- _Work required_
Transcribe the whole listing below without changing a word, but leave out every image.

Start of Information supplied

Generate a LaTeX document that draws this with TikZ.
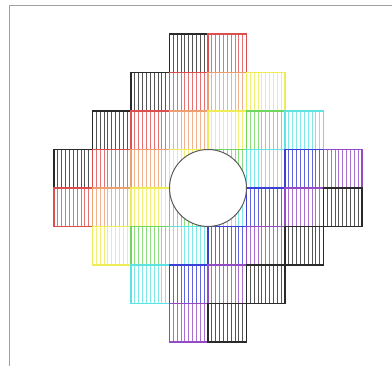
\documentclass[tikz,border=0pt]{standalone}
\definecolor{band0}{HTML}{2A2A2A}
\definecolor{band1}{HTML}{DD4F4F}
\definecolor{band2}{HTML}{EE9F70}
\definecolor{band3}{HTML}{F0EC55}
\definecolor{band4}{HTML}{6FD65E}
\definecolor{band5}{HTML}{5FE2E2}
\definecolor{band6}{HTML}{3A40D6}
\definecolor{band7}{HTML}{944CC4}
\definecolor{band8}{HTML}{2A2A2A}
\definecolor{framegray}{HTML}{A0A0A0}
\definecolor{rimgray}{HTML}{5A5A5A}
\usepackage{tikz}

\begin{document}
\begin{tikzpicture}[x=1pt, y=-1pt,
  cell/.style={line width=1.1pt},
  hatch/.style={line width=0.9pt},
  frame/.style={draw=framegray, line width=1.4pt},
  hole/.style={fill=white, draw=rimgray, line width=1pt},
]
\useasboundingbox (0,0) rectangle (392,366);
\draw[frame] (9.5,366) -- (9.5,5.5) -- (392,5.5);
% diamond of hatched cells, one colour per diagonal
\foreach \k in {0,...,8}{
  \foreach \r in {0,...,7}{
    \pgfmathtruncatemacro{\c}{\k+3-\r}
    \pgfmathtruncatemacro{\inside}{(\c>=0)&&(\c<=7)&&(abs(\c-3.5)+abs(\r-3.5)<=4)}
    \ifnum\inside=1
      \pgfmathsetmacro{\xa}{54+38.5*\c}
      \pgfmathsetmacro{\ya}{34+38.5*\r}
      \foreach \i in {1,...,9}
        \draw[hatch, draw=band\k!80!white] ({\xa+3.85*\i},\ya) -- ({\xa+3.85*\i},\ya+38.5);
      \draw[cell, band\k] (\xa,\ya) rectangle ++(38.5,38.5);
    \fi
  }
}
\draw[hole] (208,188) circle (38.5);
\end{tikzpicture}
\end{document}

End of Information supplied

- _Correct output_
Generate a LaTeX document that draws this with TikZ.
\documentclass[tikz,border=0pt]{standalone}
\definecolor{band0}{HTML}{2A2A2A}
\definecolor{band1}{HTML}{DD4F4F}
\definecolor{band2}{HTML}{EE9F70}
\definecolor{band3}{HTML}{F0EC55}
\definecolor{band4}{HTML}{6FD65E}
\definecolor{band5}{HTML}{5FE2E2}
\definecolor{band6}{HTML}{3A40D6}
\definecolor{band7}{HTML}{944CC4}
\definecolor{band8}{HTML}{2A2A2A}
\definecolor{framegray}{HTML}{A0A0A0}
\definecolor{rimgray}{HTML}{5A5A5A}
\usepackage{tikz}

\begin{document}
\begin{tikzpicture}[x=1pt, y=-1pt,
  cell/.style={line width=1.1pt},
  hatch/.style={line width=0.9pt},
  frame/.style={draw=framegray, line width=1.4pt},
  hole/.style={fill=white, draw=rimgray, line width=1pt},
]
\useasboundingbox (0,0) rectangle (392,366);
\draw[frame] (9.5,366) -- (9.5,5.5) -- (392,5.5);
% diamond of hatched cells, one colour per diagonal
\foreach \k in {0,...,8}{
  \foreach \r in {0,...,7}{
    \pgfmathtruncatemacro{\c}{\k+3-\r}
    \pgfmathtruncatemacro{\inside}{(\c>=0)&&(\c<=7)&&(abs(\c-3.5)+abs(\r-3.5)<=4)}
    \ifnum\inside=1
      \pgfmathsetmacro{\xa}{54+38.5*\c}
      \pgfmathsetmacro{\ya}{34+38.5*\r}
      \foreach \i in {1,...,9}
        \draw[hatch, draw=band\k!80!white] ({\xa+3.85*\i},\ya) -- ({\xa+3.85*\i},\ya+38.5);
      \draw[cell, band\k] (\xa,\ya) rectangle ++(38.5,38.5);
    \fi
  }
}
\draw[hole] (208,188) circle (38.5);
\end{tikzpicture}
\end{document}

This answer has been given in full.